I then disabled the nginx site by deleting /etc/nginx/sites-enabled/etebase_nginx.conf and restarting nginx. I then asked uvicorn to serve the site directly on port 8000. When I do this, authentication goes through correctly, and I am presented with the site administration page. So the issue is with some interaction between the etebase_nginx.conf configuration and the etebase.ini configuration. I am not at all familiar with Django, but I understand that CSRF verification failed is related to allowed hosts, but I would think that allowed_host1 = * should cover everything. What else could be going wrong?

Any pointers on how I can debug this?

jrvarma avatar Oct 11 '24 07:10 jrvarma

@jrvarma did you try putting your real domain name in allowed_host1 variabel instead of * ? Also do you have proxy_set_header Host $host; in the nginx configuration ?

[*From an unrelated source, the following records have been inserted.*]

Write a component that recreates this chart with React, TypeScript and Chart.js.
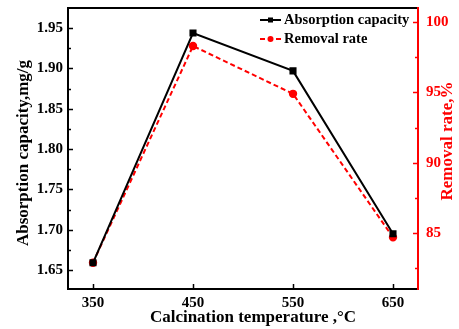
import React, { useEffect, useRef } from "react";
import { Chart, registerables } from "chart.js";

Chart.register(...registerables);

const temperatures = [350, 450, 550, 650];
const absorptionCapacity = [1.659, 1.944, 1.897, 1.695];
const removalRate = [82.9, 98.3, 94.9, 84.7];

const xTicks = [350, 450, 550, 650];
const leftTicks = [1.65, 1.7, 1.75, 1.8, 1.85, 1.9, 1.95];
const leftMinorTicks = [1.675, 1.725, 1.775, 1.825, 1.875, 1.925];
const rightTicks = [85, 90, 95, 100];
const rightMinorTicks = [82.5, 87.5, 92.5, 97.5];

const seriesNames = ["Absorption capacity", "Removal rate"];
const xTitle = "Calcination temperature ,\u00B0C";
const leftTitle = "Absorption capacity,mg/g";
const rightTitle = "Removal rate,%";

const FONT = "'Liberation Serif', 'Times New Roman', serif";
const RED = "#ff0000";

const decorPlugin = {
  id: "decor",
  afterDatasetsDraw(chart: any) {
    const ctx = chart.ctx;
    const { left, right, top, bottom } = chart.chartArea;
    const xs = chart.scales.x;
    const yl = chart.scales.y;
    const yr = chart.scales.y1;
    ctx.save();
    // frame
    ctx.lineWidth = 2;
    ctx.strokeStyle = "#000";
    ctx.beginPath();
    ctx.moveTo(right, top);
    ctx.lineTo(left, top);
    ctx.lineTo(left, bottom);
    ctx.lineTo(right, bottom);
    ctx.stroke();
    ctx.strokeStyle = RED;
    ctx.beginPath();
    ctx.moveTo(right, top - 1);
    ctx.lineTo(right, bottom + 1);
    ctx.stroke();
    // ticks
    ctx.lineWidth = 1.5;
    ctx.strokeStyle = "#000";
    ctx.beginPath();
    xTicks.forEach((v) => {
      const p = Math.round(xs.getPixelForValue(v)) + 0.5;
      ctx.moveTo(p, bottom);
      ctx.lineTo(p, bottom - 5);
    });
    leftTicks.forEach((v) => {
      const p = Math.round(yl.getPixelForValue(v)) + 0.5;
      ctx.moveTo(left, p);
      ctx.lineTo(left + 5, p);
    });
    leftMinorTicks.forEach((v) => {
      const p = Math.round(yl.getPixelForValue(v)) + 0.5;
      ctx.moveTo(left, p);
      ctx.lineTo(left + 3, p);
    });
    ctx.stroke();
    ctx.strokeStyle = RED;
    ctx.beginPath();
    rightTicks.forEach((v) => {
      const p = Math.round(yr.getPixelForValue(v)) + 0.5;
      ctx.moveTo(right, p);
      ctx.lineTo(right - 5, p);
    });
    rightMinorTicks.forEach((v) => {
      const p = Math.round(yr.getPixelForValue(v)) + 0.5;
      ctx.moveTo(right, p);
      ctx.lineTo(right - 3, p);
    });
    ctx.stroke();

    // legend
    ctx.font = `bold 14.5px ${FONT}`;
    ctx.textBaseline = "middle";
    ctx.textAlign = "left";
    const lx0 = 260;
    const lx1 = 281;
    const rows = [20, 39];
    ctx.lineWidth = 2;
    ctx.strokeStyle = "#000";
    ctx.setLineDash([]);
    ctx.beginPath();
    ctx.moveTo(lx0, rows[0]);
    ctx.lineTo(lx1, rows[0]);
    ctx.stroke();
    ctx.fillStyle = "#000";
    ctx.fillRect((lx0 + lx1) / 2 - 2.5, rows[0] - 2.5, 5, 5);
    ctx.fillText(seriesNames[0], 284, rows[0]);
    ctx.strokeStyle = RED;
    ctx.setLineDash([5, 3]);
    ctx.beginPath();
    ctx.moveTo(lx0, rows[1]);
    ctx.lineTo(lx1, rows[1]);
    ctx.stroke();
    ctx.setLineDash([]);
    ctx.fillStyle = RED;
    ctx.beginPath();
    ctx.arc((lx0 + lx1) / 2, rows[1], 3, 0, Math.PI * 2);
    ctx.fill();
    ctx.fillStyle = "#000";
    ctx.fillText(seriesNames[1], 284, rows[1]);

    // titles
    ctx.font = `bold 17px ${FONT}`;
    ctx.textAlign = "center";
    ctx.textBaseline = "middle";
    ctx.fillStyle = "#000";
    ctx.fillText(xTitle, 253, 318);
    ctx.save();
    ctx.translate(24, 153);
    ctx.rotate(-Math.PI / 2);
    ctx.fillText(leftTitle, 0, 0);
    ctx.restore();
    ctx.save();
    ctx.fillStyle = RED;
    ctx.translate(448, 141);
    ctx.rotate(-Math.PI / 2);
    ctx.fillText(rightTitle, 0, 0);
    ctx.restore();
    ctx.restore();
  },
};

export default function App() {
  const ref = useRef<HTMLCanvasElement | null>(null);
  useEffect(() => {
    if (!ref.current) return;
    const tickFont = { family: FONT, size: 15, weight: "bold" as const };
    const chart = new Chart(ref.current, {
      type: "line",
      data: {
        datasets: [
          {
            label: seriesNames[0],
            data: temperatures.map((t, i) => ({ x: t, y: absorptionCapacity[i] })),
            yAxisID: "y",
            borderColor: "#000",
            backgroundColor: "#000",
            borderWidth: 2,
            pointStyle: "rect",
            pointRadius: 3.6,
            pointHoverRadius: 3.6,
            tension: 0,
          },
          {
            label: seriesNames[1],
            data: temperatures.map((t, i) => ({ x: t, y: removalRate[i] })),
            yAxisID: "y1",
            borderColor: RED,
            backgroundColor: RED,
            borderWidth: 2,
            borderDash: [5, 3],
            pointStyle: "circle",
            pointRadius: 3.2,
            pointHoverRadius: 3.2,
            tension: 0,
          },
        ],
      },
      options: {
        responsive: false,
        animation: false,
        devicePixelRatio: 1,
        layout: { padding: { top: 8, left: 0, right: 0, bottom: 0 } },
        plugins: { legend: { display: false }, tooltip: { enabled: false } },
        scales: {
          x: {
            type: "linear",
            min: 325,
            max: 675,
            grid: { display: false, drawTicks: false, tickLength: 0 },
            border: { display: false },
            afterBuildTicks: (s: any) => {
              s.ticks = xTicks.map((v) => ({ value: v }));
            },
            afterFit: (s: any) => {
              s.height = 40;
            },
            ticks: {
              color: "#000",
              font: tickFont,
              padding: 5,
              maxRotation: 0,
              autoSkip: false,
              callback: (v: any) => String(v),
            },
          },
          y: {
            type: "linear",
            position: "left",
            min: 1.6265,
            max: 1.975,
            grid: { display: false, drawTicks: false, tickLength: 0 },
            border: { display: false },
            afterBuildTicks: (s: any) => {
              s.ticks = leftTicks.map((v) => ({ value: v }));
            },
            afterFit: (s: any) => {
              s.width = 68;
              s.paddingTop = 0;
              s.paddingBottom = 0;
            },
            ticks: {
              color: "#000",
              font: tickFont,
              padding: 5,
              autoSkip: false,
              callback: (v: any) => Number(v).toFixed(2),
            },
          },
          y1: {
            type: "linear",
            position: "right",
            min: 81.03,
            max: 101,
            grid: { display: false, drawTicks: false, tickLength: 0 },
            border: { display: false },
            afterBuildTicks: (s: any) => {
              s.ticks = rightTicks.map((v) => ({ value: v }));
            },
            afterFit: (s: any) => {
              s.width = 41;
              s.paddingTop = 0;
              s.paddingBottom = 0;
            },
            ticks: {
              color: RED,
              font: tickFont,
              padding: 8,
              autoSkip: false,
              callback: (v: any) => String(v),
            },
          },
        },
      },
      plugins: [decorPlugin],
    });
    return () => chart.destroy();
  }, []);
  return (
    <div style={{ position: "fixed", left: 0, top: 0, width: 459, height: 329, background: "#fff" }}>
      <canvas ref={ref} width={459} height={329} />
    </div>
  );
}
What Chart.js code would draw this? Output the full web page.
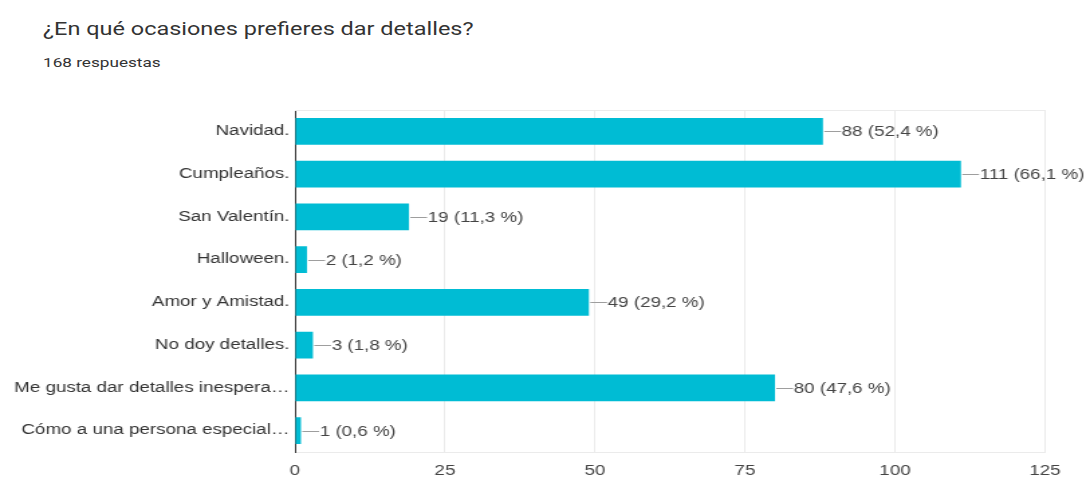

daftaupe avatar Oct 13 '24 08:10 daftaupe

@daftaupe putting my real domain name in allowed_host1 variable did not help. And, yes, I have proxy_set_header Host $host; in the nginx configuration

jrvarma avatar Oct 14 '24 08:10 jrvarma

SOLVED

Running with debug = true showed that the actual error was not in allowed hosts but in trusted origins.

Origin checking failed xxx does not match any trusted origins

This was because I am running the server on a non standard port. I edited the line in settings.py to include a hardcoded port

CSRF_TRUSTED_ORIGINS = ... ["http://" + y + ":NNNN" for x, y in ...

And then it worked!

Might be a good idea to read port from the ini file instead.

jrvarma avatar Oct 14 '24 08:10 jrvarma

I had to insert the following lines into my nginx config:

proxy_set_header Host $http_host;
proxy_set_header X-Forwarded-Proto $scheme;

aswell as using the host network in docker by adding this to the docker run command: --network=host

Attention: proxy_set_header Host $host; did not work for me, only proxy_set_header Host $http_host; did

This is probably due to me not using standard ports

coinstore avatar Dec 19 '25 22:12 coinstore

I had to insert the following lines into my nginx config:

proxy_set_header Host $http_host;
proxy_set_header X-Forwarded-Proto $scheme;

aswell as using the host network in docker by adding this to the docker run command: --network=host

Attention: proxy_set_header Host $http; did not work for me, only proxy_set_header Host $http_host; did

This is probably due to me not using standard ports

Well, it's supposed to be proxy_set_header Host $host;, not proxy_set_header Host $http; maybe that's why it wasn't working for you.

daftaupe avatar Dec 20 '25 19:12 daftaupe

Sorry, that was a typo, I have edited my message now. I retested both, $host did not work, $http_host did work.